Jesus blessed the boy’s meal (Lk. 9:16), and the bread at the Lord’s supper (Mt. 26:26; Mk. 14:22). It is evident that this involved giving thanks (Lk. 22:19; 1 Cor. 11:24). So to bless the Lord can also mean to give thanks for what He has done (1 Cor. 10:16; 14:16-17).
According to the dictionary, the most common meaning today of the word “bless” is “to consecrate by a religious rite” or to “make or pronounce holy” or “to request a divine favor,” while “to praise or glorify or extol” is a minor meaning of the word. So, “I will bless the Lord and give Him glory” (Frank Hernandez © 1981, Sparrow) would be better understood as, “I will praise the Lord and give Him glory.”
Published, February 2008
This New Year, remember …
Sheep were important animals for the ancient peoples. They provided food to eat, milk to drink, wool for making cloth, and hides and bones for many other uses. Adam’s son Abel kept flocks of sheep for these purposes, and also used them in sacrifices as well (Gen. 4:2-4).
Shepherds were employed to take care of the flock by leading them to grass and water, and by protecting them from wild animals. They also cared for weak, sick and injured animals and made sure that all the sheep had sufficient rest. We can learn much about the role of the shepherd by reading Psalm 23, Ezekiel 34 and John 10.
A good shepherd enjoyed a close relationship with his flock. The sheep recognized his voice and he knew each of them by name. Because of this, they willingly followed the shepherd as he moved about. There was no need to force the sheep or have dogs muster them as modern graziers often do. Also, flocks would have been smaller in Bible times than they are in many countries today. In those days, a flock of 100 sheep would have been considered large (Mt. 18:12).
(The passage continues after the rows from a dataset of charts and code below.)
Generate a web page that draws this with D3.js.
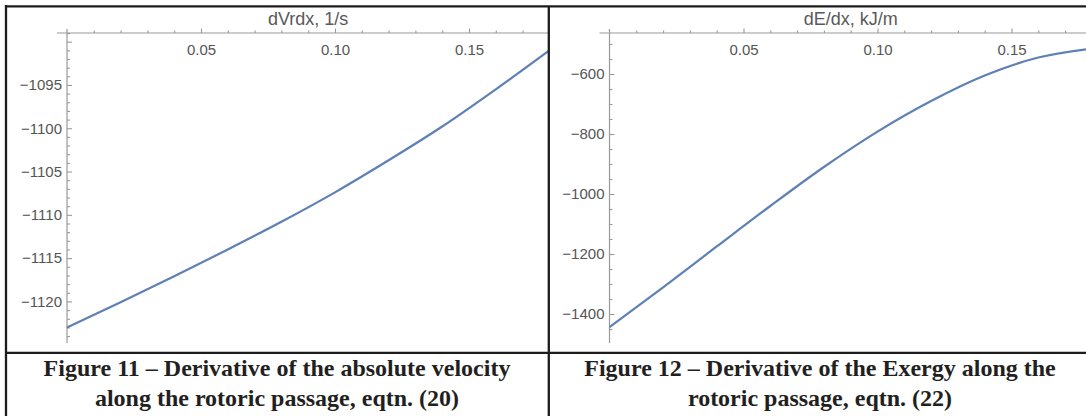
<!DOCTYPE html>
<html>
<head>
<meta charset="utf-8">
<script src="https://cdnjs.cloudflare.com/ajax/libs/d3/7.8.5/d3.min.js"></script>
<style>
  html, body { margin: 0; padding: 0; background: #fff; }
  svg { display: block; }
  .plot-label { font-family: 'Liberation Sans', Arial, sans-serif; font-size: 18px; fill: #595959; }
  .caption { font-family: 'Liberation Serif', 'Times New Roman', serif; font-weight: bold; font-size: 24px; fill: #231f20; }
</style>
</head>
<body>
<div class="container"></div>
<script>
// x position along the passage, m
const xValues = [0, 0.02, 0.04, 0.06, 0.08, 0.10, 0.12, 0.14, 0.16, 0.18];
// Figure 11: dVr/dx, 1/s
const dVrdxValues = [-1123.0, -1120.1, -1117.1, -1114.0, -1110.8, -1107.4, -1103.7, -1099.8, -1095.5, -1091.0];
// Figure 12: dE/dx, kJ/m
const dEdxValues = [-1444, -1311, -1175, -1040, -910, -792, -690, -605, -545, -515];

const xMajorTicks = [0.05, 0.10, 0.15];
const xMinorTicks = [0.01, 0.02, 0.03, 0.04, 0.06, 0.07, 0.08, 0.09, 0.11, 0.12, 0.13, 0.14, 0.16, 0.17];
const dVrdxMajorTicks = [-1120, -1115, -1110, -1105, -1100, -1095, -1090];
const dVrdxLabelTicks = [-1120, -1115, -1110, -1105, -1100, -1095];
const dEdxMajorTicks = [-1400, -1200, -1000, -800, -600];
const dEdxMinorTicks = [-1450, -1350, -1300, -1250, -1150, -1100, -1050, -950, -900, -850, -750, -700, -650, -550, -500];

const captions = [
  ['Figure 11 \u2013 Derivative of the absolute velocity', 'along the rotoric passage, eqtn. (20)'],
  ['Figure 12 \u2013 Derivative of the Exergy along the', 'rotoric passage, eqtn. (22)']
];

const width = 1086;
const height = 416;
const axisTop = 33;
const axisBottom = 343;
const lineColor = '#5e81b5';
const axisColor = '#9a9a9a';
const textColor = '#555555';
const borderColor = '#1c1c1c';

const svg = d3
  .select('.container')
  .append('svg')
  .attr('width', width)
  .attr('height', height);

const dVrdxMinorTicks = d3.range(-1124, -1088, 1).filter(v => v % 5 !== 0);

const panels = [
  {
    id: 'p11',
    left: 67,
    clipLeft: 7,
    clipRight: 548,
    yDomain: [-1124.8, -1089.0],
    values: dVrdxValues,
    majors: dVrdxMajorTicks,
    labels: dVrdxLabelTicks,
    minors: dVrdxMinorTicks,
    label: 'dVrdx, 1/s'
  },
  {
    id: 'p12',
    left: 609.5,
    clipLeft: 549,
    clipRight: 1086,
    yDomain: [-1496.7, -463.3],
    values: dEdxValues,
    majors: dEdxMajorTicks,
    labels: dEdxMajorTicks,
    minors: dEdxMinorTicks,
    label: 'dE/dx, kJ/m'
  }
];

const styleAxis = a => {
  a.select('.domain').remove();
  a.attr('font-family', "'Liberation Sans', Arial, sans-serif")
    .attr('font-size', 15);
  a.selectAll('.tick text').attr('fill', textColor);
  a.selectAll('.tick line').attr('stroke-width', 1.1);
};

const drawPanel = p => {
  const x = d3.scaleLinear().domain([0, 0.18]).range([p.left, p.left + 482.4]);
  const y = d3.scaleLinear().domain(p.yDomain).range([axisBottom, axisTop]);

  svg
    .append('clipPath')
    .attr('id', `clip-${p.id}`)
    .append('rect')
    .attr('x', p.clipLeft)
    .attr('y', 0)
    .attr('width', p.clipRight - p.clipLeft)
    .attr('height', height);

  const g = svg
    .append('g')
    .attr('clip-path', `url(#clip-${p.id})`)
    .attr('color', axisColor);

  // axis lines, a little longer than the plot range
  g.append('line')
    .attr('x1', p.left - 10)
    .attr('x2', x.range()[1] + 5)
    .attr('y1', axisTop)
    .attr('y2', axisTop)
    .attr('stroke', axisColor)
    .attr('stroke-width', 1.2);

  g.append('line')
    .attr('x1', p.left)
    .attr('x2', p.left)
    .attr('y1', axisTop - 4)
    .attr('y2', axisBottom)
    .attr('stroke', axisColor)
    .attr('stroke-width', 1.2);

  // x ticks (point up, labels under the axis)
  g.append('g')
    .attr('transform', `translate(0, ${axisTop})`)
    .call(d3.axisBottom(x).tickValues(xMajorTicks).tickSize(-4.5).tickPadding(11).tickFormat(d3.format('.2f')))
    .call(styleAxis);

  g.append('g')
    .attr('transform', `translate(0, ${axisTop})`)
    .call(d3.axisBottom(x).tickValues(xMinorTicks).tickSize(-2.5).tickFormat(''))
    .call(styleAxis);

  // y ticks (point right, labels left)
  g.append('g')
    .attr('transform', `translate(${p.left}, 0)`)
    .call(
      d3
        .axisLeft(y)
        .tickValues(p.majors)
        .tickSize(-5)
        .tickPadding(5)
        .tickFormat(v => (p.labels.includes(v) ? d3.format('d')(v) : ''))
    )
    .call(styleAxis);

  g.append('g')
    .attr('transform', `translate(${p.left}, 0)`)
    .call(d3.axisLeft(y).tickValues(p.minors).tickSize(-3).tickFormat(''))
    .call(styleAxis);

  const line = d3
    .line()
    .x((d, i) => x(xValues[i]))
    .y(d => y(d))
    .curve(d3.curveMonotoneX);

  g.append('path')
    .datum(p.values)
    .attr('d', line)
    .attr('fill', 'none')
    .attr('stroke', lineColor)
    .attr('stroke-width', 2.2);

  g.append('text')
    .attr('class', 'plot-label')
    .attr('x', (x.range()[0] + x.range()[1]) / 2)
    .attr('y', 25)
    .attr('text-anchor', 'middle')
    .text(p.label);
};

panels.forEach(drawPanel);

// table borders
const borders = [
  [6, 5, 6, height],
  [5, 6.3, width, 6.3],
  [548.8, 6, 548.8, height],
  [5, 352.8, width, 352.8]
];

svg
  .selectAll('.border')
  .data(borders)
  .enter()
  .append('line')
  .attr('class', 'border')
  .attr('x1', d => d[0])
  .attr('y1', d => d[1])
  .attr('x2', d => d[2])
  .attr('y2', d => d[3])
  .attr('stroke', borderColor)
  .attr('stroke-width', 2.3);

// figure captions
const captionCenters = [277, 820];

captions.forEach((lines, i) => {
  svg
    .selectAll(null)
    .data(lines)
    .enter()
    .append('text')
    .attr('class', 'caption')
    .attr('x', captionCenters[i])
    .attr('y', (d, j) => 376 + j * 30)
    .attr('text-anchor', 'middle')
    .text(d => d);
});
</script>
</body>
</html>
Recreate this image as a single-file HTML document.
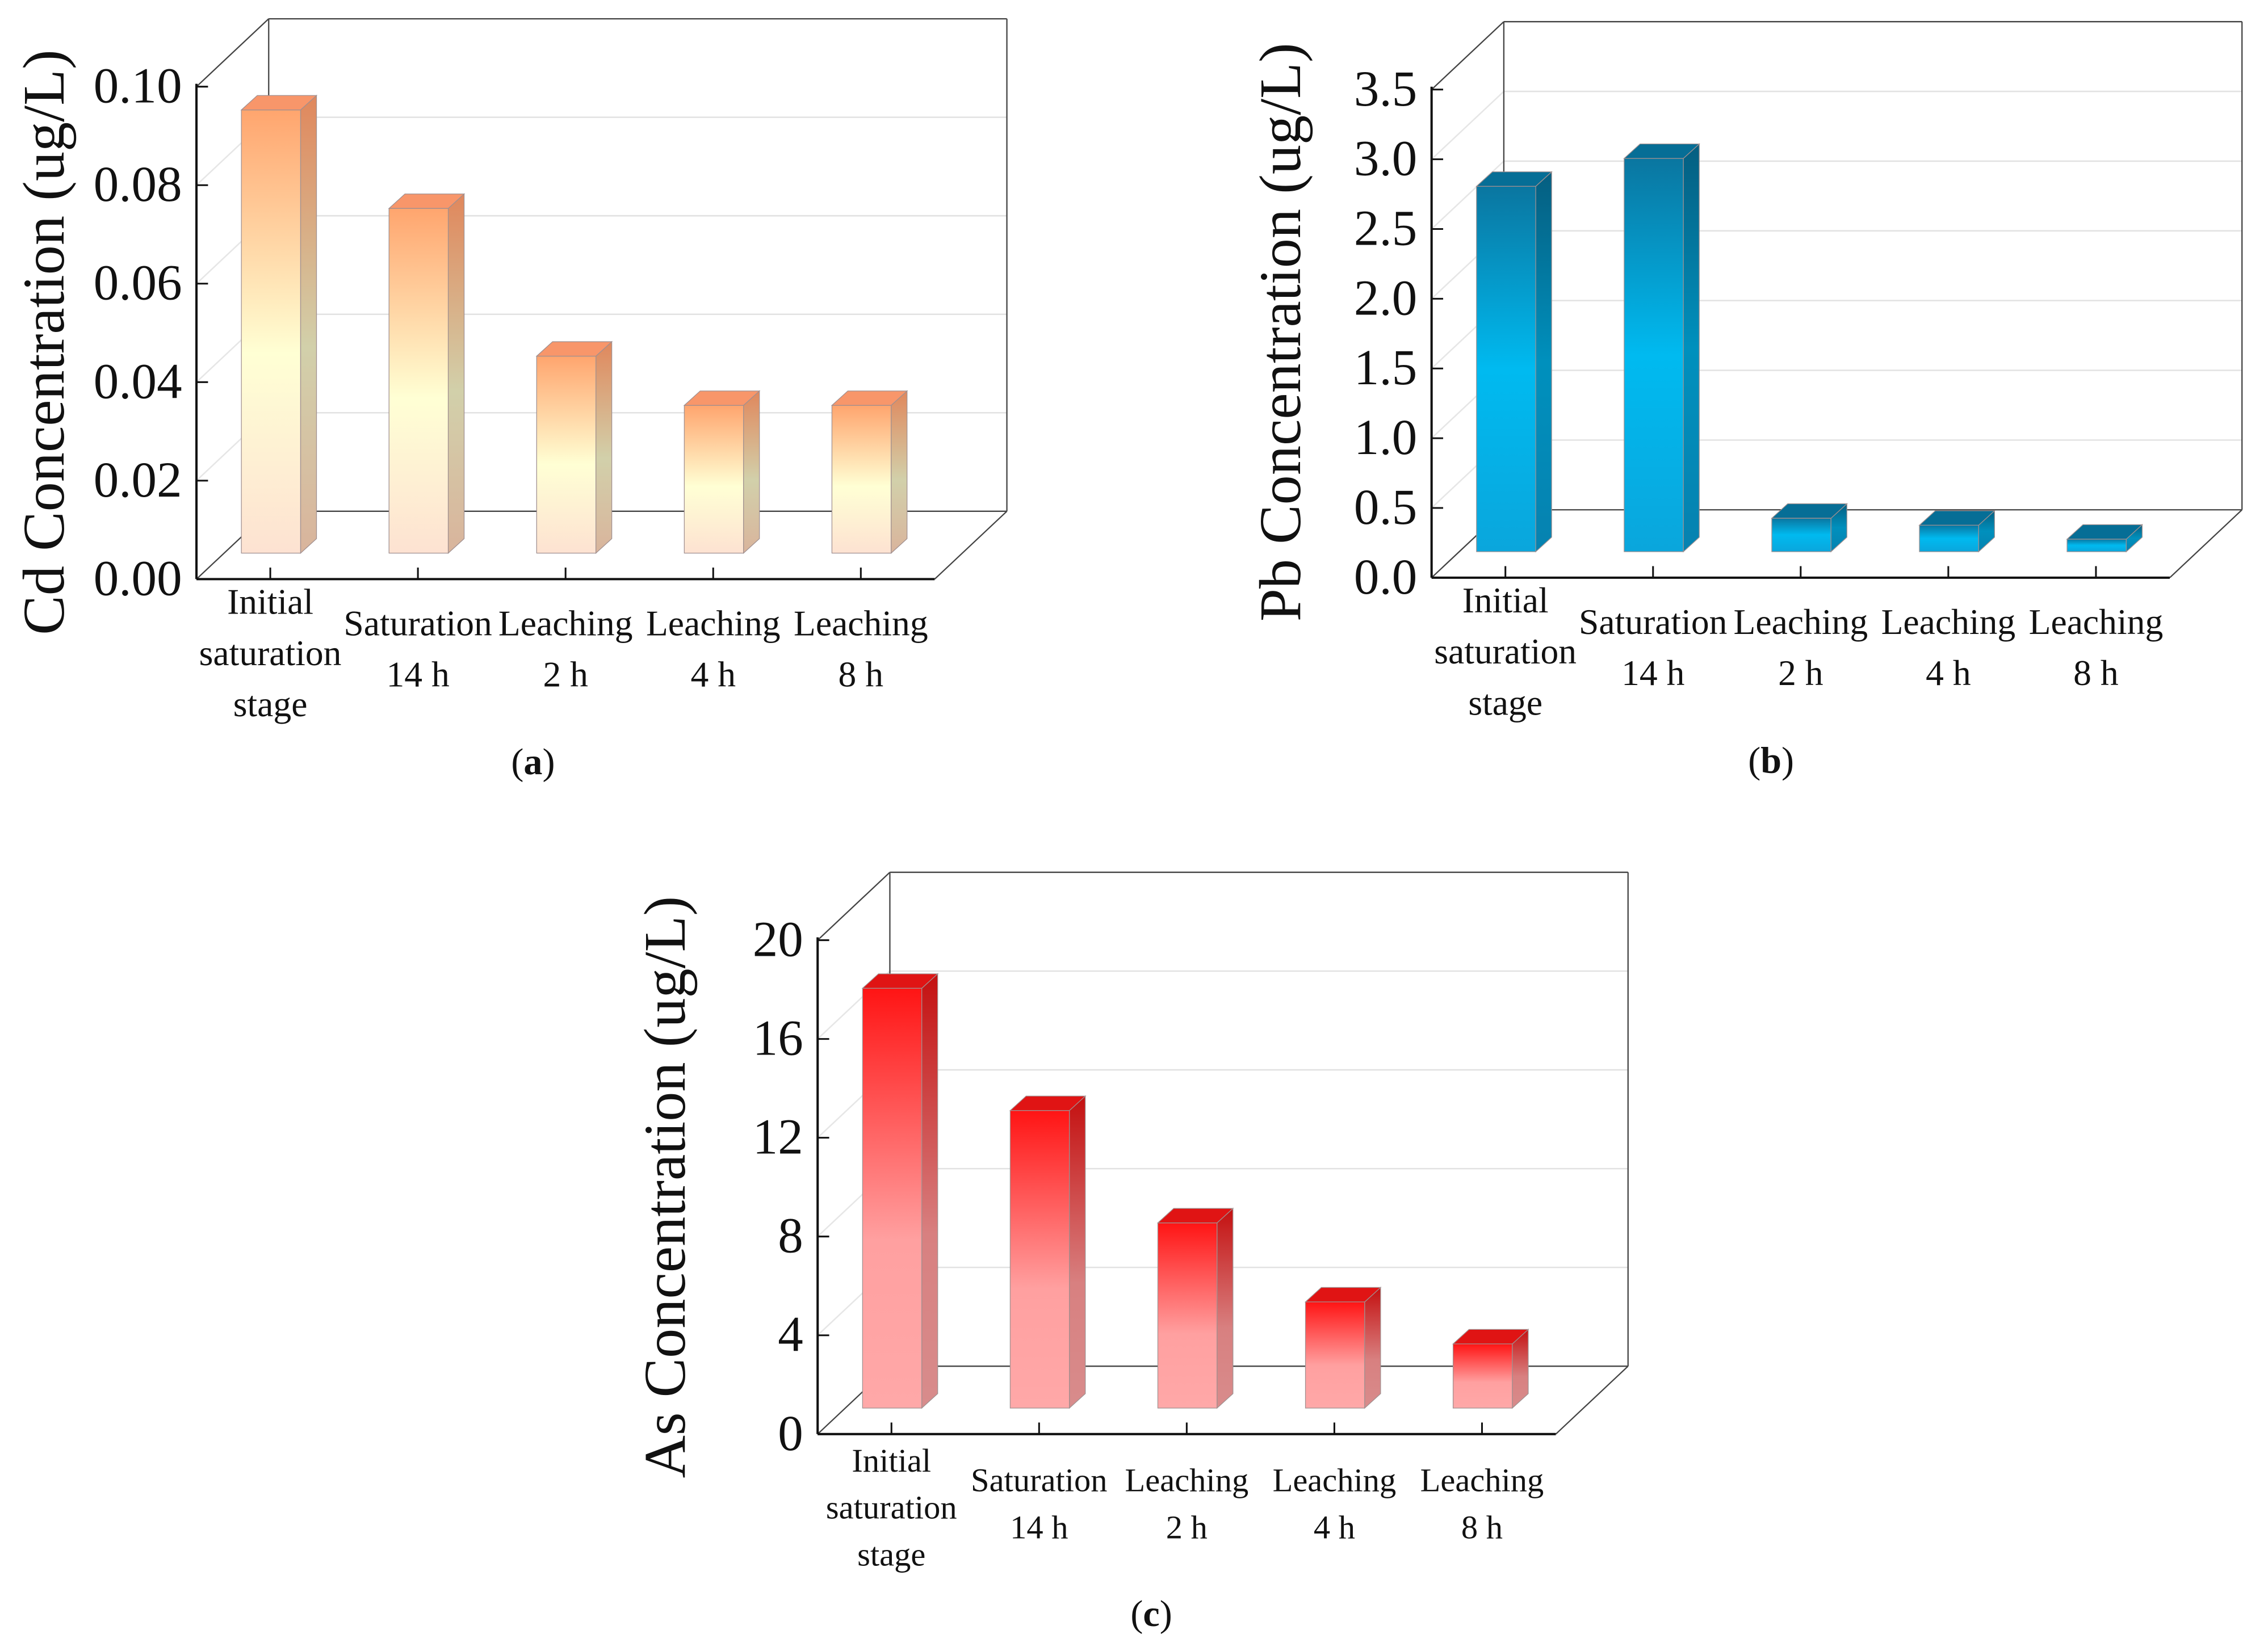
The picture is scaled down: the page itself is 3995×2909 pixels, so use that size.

To protect the flock at night against predators, the shepherd either provided a safe enclosure, or stayed out in the fields to guard them (Lk. 2:8). He was required to defend the sheep against attacks from wild animals. Remember, David had to kill a lion and a bear when he was a shepherd (1 Sam. 17:34-37).
Sheep tend to follow one another, and, therefore are easily lead astray. That is why sheep without a shepherd eventually become scattered around the countryside and are seen as being helpless (Mt. 9:36; 26:31). Shepherds counted their sheep regularly and searched for any that were lost or had strayed away. When they found them, they brought them back to the flock. So, in Bible times there was a caring relationship between a shepherd and his small flock.
David, The Shepherd
David, who was born in 1040 BC and eventually became king of Israel, was such a shepherd (1 Sam. 17:15). The experience of caring for his father’s sheep enabled him to develop an appreciation for an important attribute of God.
David became popular after he killed Goliath, the Philistine giant. As David’s military victories and his popularity increased, King Saul became jealous. This jealousy developed into hatred, and Saul pursued David to kill him. During this period David lived as a fugitive, seeking refuge in various places and moving around constantly to avoid Saul and his men (1 Sam. 18-30). He feared for his life.
David’s feelings at this time are recorded in many of the Psalms (Ps.18, 54, 56, 57, 59, 142). He cried out to God for help in times of danger, distress and desperate need. He described God as his shield, refuge, stronghold, fortress, rock and his salvation. He found that God gave help, deliverance, victory, safety, security, protection, sustenance, strength, guidance, direction, peace, hope and love. He claimed this about God: “You, O God, are my fortress, my loving God … You will go before me” (Ps. 59:9-10).
The roles that David saw in God are similar to those of a shepherd, which David knew from his youth. This thought is expanded in Psalm 23, which begins with this metaphor: “The Lord is my Shepherd.”
David realized that God provided all his needs (Ps. 23:1), including rest, refreshment and restoration (vv. 2-3). He should not be afraid or worried because God guided and guarded his life (vv. 3-4). In fact, God was always available to help in all circumstances. He wrote, “You are with me.” Similarly, his ancestor Jacob, who had also been a shepherd, acknowledged “the God who has been my shepherd all my life” (Gen. 48:15).
This illustration is repeated in the New Testament where Christ said, “I am the Good Shepherd” (Jn. 10:11). Here Christians are likened to being Christ’s sheep. This means that the Lord knows all about us (vv. 3, 14, 27), guides us (v. 4), feeds us (v. 9), protects and preserves us (v. 28), lays down His life for us (vv. 11, 15), gives us life in all its fullness (v. 10), and gives us eternal life that cannot be taken away (vv. 28-29).
Like David, believers can say “the Lord is my Shepherd.” We should know that He is always present to help us no matter what the circumstances are, because “we are the people of His pasture, the flock under His care” (Ps. 95:7).
Jesus told His followers “I am with you always” (Mt. 28:20). He told Paul, who was facing much opposition in Corinth, “Do not be afraid … For I am with you, and no one is going to attack and harm you” (Acts 18:9-10). Then, in turn, Paul reminded the believers in Corinth, “Do you not realize that Christ Jesus is in you?” (2 Cor. 13:5).
The Lord has promised that He will never leave us nor desert us: “I will not leave you as orphans; I will come to you” (Jn. 14:18). We become more aware of His nearness as we surrender to God and resist Satan (Jas. 4:7-8). In fact, nothing can separate us from the love of Christ (Rom. 8:35-39). Like the Good Shepherd that He is, He promised, “Never will I leave you; never will I forsake you” (Heb. 13:5).
In times of turmoil and trouble it is good to know that our Lord is near and that He cares for us. We do not need to ask Him to be with us, He already is. He is our Shepherd.